→ **What to do**: Produce an exact transcription of the listing below, omitting the pictures.

===== Dataset content =====

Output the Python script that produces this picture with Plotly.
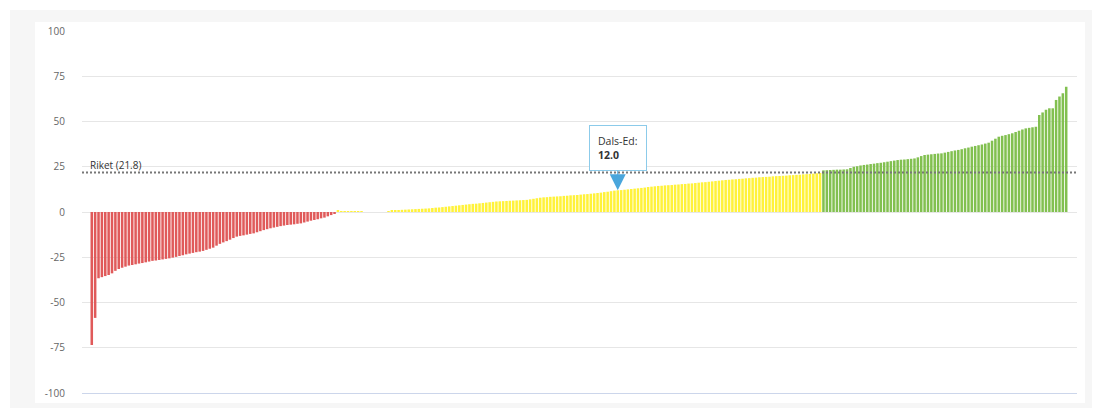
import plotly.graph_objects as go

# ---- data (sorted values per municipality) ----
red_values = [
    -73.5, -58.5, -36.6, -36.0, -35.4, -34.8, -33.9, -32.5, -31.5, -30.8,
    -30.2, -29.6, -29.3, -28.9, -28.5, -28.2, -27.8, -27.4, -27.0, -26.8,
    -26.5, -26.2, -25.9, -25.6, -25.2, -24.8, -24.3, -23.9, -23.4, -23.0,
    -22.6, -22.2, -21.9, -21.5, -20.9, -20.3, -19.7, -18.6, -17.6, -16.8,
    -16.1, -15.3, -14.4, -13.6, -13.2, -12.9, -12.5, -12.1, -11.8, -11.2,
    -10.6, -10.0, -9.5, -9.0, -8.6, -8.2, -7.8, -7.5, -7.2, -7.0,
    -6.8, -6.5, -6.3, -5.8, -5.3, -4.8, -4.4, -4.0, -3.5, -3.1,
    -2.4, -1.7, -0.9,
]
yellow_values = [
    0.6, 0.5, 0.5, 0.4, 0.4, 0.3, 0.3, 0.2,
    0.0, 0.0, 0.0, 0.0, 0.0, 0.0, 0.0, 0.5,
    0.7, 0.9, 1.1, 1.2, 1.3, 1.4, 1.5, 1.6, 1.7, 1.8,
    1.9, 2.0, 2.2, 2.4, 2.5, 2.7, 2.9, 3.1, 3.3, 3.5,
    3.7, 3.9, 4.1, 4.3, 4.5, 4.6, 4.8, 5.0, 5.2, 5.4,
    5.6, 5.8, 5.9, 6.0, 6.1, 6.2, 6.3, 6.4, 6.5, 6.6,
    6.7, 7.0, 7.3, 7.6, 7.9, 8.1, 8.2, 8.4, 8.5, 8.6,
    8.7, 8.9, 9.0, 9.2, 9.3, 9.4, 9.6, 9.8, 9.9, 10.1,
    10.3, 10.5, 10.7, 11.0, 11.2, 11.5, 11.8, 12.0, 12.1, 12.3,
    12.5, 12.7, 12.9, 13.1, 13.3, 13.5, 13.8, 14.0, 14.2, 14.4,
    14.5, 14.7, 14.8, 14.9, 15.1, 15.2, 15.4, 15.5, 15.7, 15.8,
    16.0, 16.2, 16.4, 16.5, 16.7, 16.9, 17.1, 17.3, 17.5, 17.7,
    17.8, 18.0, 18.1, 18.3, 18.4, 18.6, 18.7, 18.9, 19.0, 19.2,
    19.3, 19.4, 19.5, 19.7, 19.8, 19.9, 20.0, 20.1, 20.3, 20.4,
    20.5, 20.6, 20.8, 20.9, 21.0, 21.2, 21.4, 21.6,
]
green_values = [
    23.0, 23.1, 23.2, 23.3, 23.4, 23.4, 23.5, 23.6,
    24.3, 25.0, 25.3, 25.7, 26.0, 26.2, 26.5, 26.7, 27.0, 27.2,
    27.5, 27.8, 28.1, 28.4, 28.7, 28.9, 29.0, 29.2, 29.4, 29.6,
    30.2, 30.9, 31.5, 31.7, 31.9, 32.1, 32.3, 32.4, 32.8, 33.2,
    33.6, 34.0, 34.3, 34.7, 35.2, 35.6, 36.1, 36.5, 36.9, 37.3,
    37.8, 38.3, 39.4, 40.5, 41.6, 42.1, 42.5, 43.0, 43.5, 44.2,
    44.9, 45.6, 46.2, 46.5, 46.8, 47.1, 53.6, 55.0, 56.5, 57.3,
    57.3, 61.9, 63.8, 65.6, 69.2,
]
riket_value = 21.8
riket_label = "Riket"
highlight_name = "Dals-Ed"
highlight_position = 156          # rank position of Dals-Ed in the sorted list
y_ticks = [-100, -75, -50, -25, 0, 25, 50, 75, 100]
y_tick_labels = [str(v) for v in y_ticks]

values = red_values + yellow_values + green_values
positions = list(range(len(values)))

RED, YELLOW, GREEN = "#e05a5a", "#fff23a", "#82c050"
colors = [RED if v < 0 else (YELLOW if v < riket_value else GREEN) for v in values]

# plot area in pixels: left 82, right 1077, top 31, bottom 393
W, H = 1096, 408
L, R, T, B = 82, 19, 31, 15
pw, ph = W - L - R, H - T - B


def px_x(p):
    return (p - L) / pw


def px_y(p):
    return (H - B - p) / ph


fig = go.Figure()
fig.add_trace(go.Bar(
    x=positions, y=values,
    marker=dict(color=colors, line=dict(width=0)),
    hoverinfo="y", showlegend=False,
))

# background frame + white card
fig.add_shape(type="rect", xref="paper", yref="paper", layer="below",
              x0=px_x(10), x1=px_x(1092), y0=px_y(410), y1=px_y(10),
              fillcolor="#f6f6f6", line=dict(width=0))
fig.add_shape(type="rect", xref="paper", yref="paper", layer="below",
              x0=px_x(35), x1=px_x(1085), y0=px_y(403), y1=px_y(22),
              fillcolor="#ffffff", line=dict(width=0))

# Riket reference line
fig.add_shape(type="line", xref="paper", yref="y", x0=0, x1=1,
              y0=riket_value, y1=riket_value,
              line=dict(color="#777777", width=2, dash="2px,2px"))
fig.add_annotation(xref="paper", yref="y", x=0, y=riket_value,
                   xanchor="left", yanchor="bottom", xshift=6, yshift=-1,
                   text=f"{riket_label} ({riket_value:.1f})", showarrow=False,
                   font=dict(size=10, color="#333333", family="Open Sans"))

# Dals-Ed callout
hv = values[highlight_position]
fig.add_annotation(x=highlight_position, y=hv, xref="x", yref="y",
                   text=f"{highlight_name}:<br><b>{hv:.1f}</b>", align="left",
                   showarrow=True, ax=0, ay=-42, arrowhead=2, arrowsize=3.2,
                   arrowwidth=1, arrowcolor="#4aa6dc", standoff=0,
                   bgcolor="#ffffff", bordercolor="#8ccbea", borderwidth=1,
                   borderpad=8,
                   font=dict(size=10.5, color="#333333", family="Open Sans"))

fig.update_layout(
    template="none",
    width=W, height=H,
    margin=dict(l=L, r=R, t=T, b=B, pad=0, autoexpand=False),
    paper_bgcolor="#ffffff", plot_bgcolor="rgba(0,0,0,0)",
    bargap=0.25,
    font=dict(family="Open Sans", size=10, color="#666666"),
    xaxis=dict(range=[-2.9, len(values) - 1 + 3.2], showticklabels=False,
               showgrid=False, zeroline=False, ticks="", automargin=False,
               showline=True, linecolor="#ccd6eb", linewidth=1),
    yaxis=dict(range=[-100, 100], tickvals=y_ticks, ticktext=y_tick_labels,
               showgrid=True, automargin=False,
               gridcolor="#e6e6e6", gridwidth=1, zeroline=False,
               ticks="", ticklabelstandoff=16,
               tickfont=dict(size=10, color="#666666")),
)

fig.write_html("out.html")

=====

→ **Exercise result**:
Output the Python script that produces this picture with Plotly.
import plotly.graph_objects as go

# ---- data (sorted values per municipality) ----
red_values = [
    -73.5, -58.5, -36.6, -36.0, -35.4, -34.8, -33.9, -32.5, -31.5, -30.8,
    -30.2, -29.6, -29.3, -28.9, -28.5, -28.2, -27.8, -27.4, -27.0, -26.8,
    -26.5, -26.2, -25.9, -25.6, -25.2, -24.8, -24.3, -23.9, -23.4, -23.0,
    -22.6, -22.2, -21.9, -21.5, -20.9, -20.3, -19.7, -18.6, -17.6, -16.8,
    -16.1, -15.3, -14.4, -13.6, -13.2, -12.9, -12.5, -12.1, -11.8, -11.2,
    -10.6, -10.0, -9.5, -9.0, -8.6, -8.2, -7.8, -7.5, -7.2, -7.0,
    -6.8, -6.5, -6.3, -5.8, -5.3, -4.8, -4.4, -4.0, -3.5, -3.1,
    -2.4, -1.7, -0.9,
]
yellow_values = [
    0.6, 0.5, 0.5, 0.4, 0.4, 0.3, 0.3, 0.2,
    0.0, 0.0, 0.0, 0.0, 0.0, 0.0, 0.0, 0.5,
    0.7, 0.9, 1.1, 1.2, 1.3, 1.4, 1.5, 1.6, 1.7, 1.8,
    1.9, 2.0, 2.2, 2.4, 2.5, 2.7, 2.9, 3.1, 3.3, 3.5,
    3.7, 3.9, 4.1, 4.3, 4.5, 4.6, 4.8, 5.0, 5.2, 5.4,
    5.6, 5.8, 5.9, 6.0, 6.1, 6.2, 6.3, 6.4, 6.5, 6.6,
    6.7, 7.0, 7.3, 7.6, 7.9, 8.1, 8.2, 8.4, 8.5, 8.6,
    8.7, 8.9, 9.0, 9.2, 9.3, 9.4, 9.6, 9.8, 9.9, 10.1,
    10.3, 10.5, 10.7, 11.0, 11.2, 11.5, 11.8, 12.0, 12.1, 12.3,
    12.5, 12.7, 12.9, 13.1, 13.3, 13.5, 13.8, 14.0, 14.2, 14.4,
    14.5, 14.7, 14.8, 14.9, 15.1, 15.2, 15.4, 15.5, 15.7, 15.8,
    16.0, 16.2, 16.4, 16.5, 16.7, 16.9, 17.1, 17.3, 17.5, 17.7,
    17.8, 18.0, 18.1, 18.3, 18.4, 18.6, 18.7, 18.9, 19.0, 19.2,
    19.3, 19.4, 19.5, 19.7, 19.8, 19.9, 20.0, 20.1, 20.3, 20.4,
    20.5, 20.6, 20.8, 20.9, 21.0, 21.2, 21.4, 21.6,
]
green_values = [
    23.0, 23.1, 23.2, 23.3, 23.4, 23.4, 23.5, 23.6,
    24.3, 25.0, 25.3, 25.7, 26.0, 26.2, 26.5, 26.7, 27.0, 27.2,
    27.5, 27.8, 28.1, 28.4, 28.7, 28.9, 29.0, 29.2, 29.4, 29.6,
    30.2, 30.9, 31.5, 31.7, 31.9, 32.1, 32.3, 32.4, 32.8, 33.2,
    33.6, 34.0, 34.3, 34.7, 35.2, 35.6, 36.1, 36.5, 36.9, 37.3,
    37.8, 38.3, 39.4, 40.5, 41.6, 42.1, 42.5, 43.0, 43.5, 44.2,
    44.9, 45.6, 46.2, 46.5, 46.8, 47.1, 53.6, 55.0, 56.5, 57.3,
    57.3, 61.9, 63.8, 65.6, 69.2,
]
riket_value = 21.8
riket_label = "Riket"
highlight_name = "Dals-Ed"
highlight_position = 156          # rank position of Dals-Ed in the sorted list
y_ticks = [-100, -75, -50, -25, 0, 25, 50, 75, 100]
y_tick_labels = [str(v) for v in y_ticks]

values = red_values + yellow_values + green_values
positions = list(range(len(values)))

RED, YELLOW, GREEN = "#e05a5a", "#fff23a", "#82c050"
colors = [RED if v < 0 else (YELLOW if v < riket_value else GREEN) for v in values]

# plot area in pixels: left 82, right 1077, top 31, bottom 393
W, H = 1096, 408
L, R, T, B = 82, 19, 31, 15
pw, ph = W - L - R, H - T - B


def px_x(p):
    return (p - L) / pw


def px_y(p):
    return (H - B - p) / ph


fig = go.Figure()
fig.add_trace(go.Bar(
    x=positions, y=values,
    marker=dict(color=colors, line=dict(width=0)),
    hoverinfo="y", showlegend=False,
))

# background frame + white card
fig.add_shape(type="rect", xref="paper", yref="paper", layer="below",
              x0=px_x(10), x1=px_x(1092), y0=px_y(410), y1=px_y(10),
              fillcolor="#f6f6f6", line=dict(width=0))
fig.add_shape(type="rect", xref="paper", yref="paper", layer="below",
              x0=px_x(35), x1=px_x(1085), y0=px_y(403), y1=px_y(22),
              fillcolor="#ffffff", line=dict(width=0))

# Riket reference line
fig.add_shape(type="line", xref="paper", yref="y", x0=0, x1=1,
              y0=riket_value, y1=riket_value,
              line=dict(color="#777777", width=2, dash="2px,2px"))
fig.add_annotation(xref="paper", yref="y", x=0, y=riket_value,
                   xanchor="left", yanchor="bottom", xshift=6, yshift=-1,
                   text=f"{riket_label} ({riket_value:.1f})", showarrow=False,
                   font=dict(size=10, color="#333333", family="Open Sans"))

# Dals-Ed callout
hv = values[highlight_position]
fig.add_annotation(x=highlight_position, y=hv, xref="x", yref="y",
                   text=f"{highlight_name}:<br><b>{hv:.1f}</b>", align="left",
                   showarrow=True, ax=0, ay=-42, arrowhead=2, arrowsize=3.2,
                   arrowwidth=1, arrowcolor="#4aa6dc", standoff=0,
                   bgcolor="#ffffff", bordercolor="#8ccbea", borderwidth=1,
                   borderpad=8,
                   font=dict(size=10.5, color="#333333", family="Open Sans"))

fig.update_layout(
    template="none",
    width=W, height=H,
    margin=dict(l=L, r=R, t=T, b=B, pad=0, autoexpand=False),
    paper_bgcolor="#ffffff", plot_bgcolor="rgba(0,0,0,0)",
    bargap=0.25,
    font=dict(family="Open Sans", size=10, color="#666666"),
    xaxis=dict(range=[-2.9, len(values) - 1 + 3.2], showticklabels=False,
               showgrid=False, zeroline=False, ticks="", automargin=False,
               showline=True, linecolor="#ccd6eb", linewidth=1),
    yaxis=dict(range=[-100, 100], tickvals=y_ticks, ticktext=y_tick_labels,
               showgrid=True, automargin=False,
               gridcolor="#e6e6e6", gridwidth=1, zeroline=False,
               ticks="", ticklabelstandoff=16,
               tickfont=dict(size=10, color="#666666")),
)

fig.write_html("out.html")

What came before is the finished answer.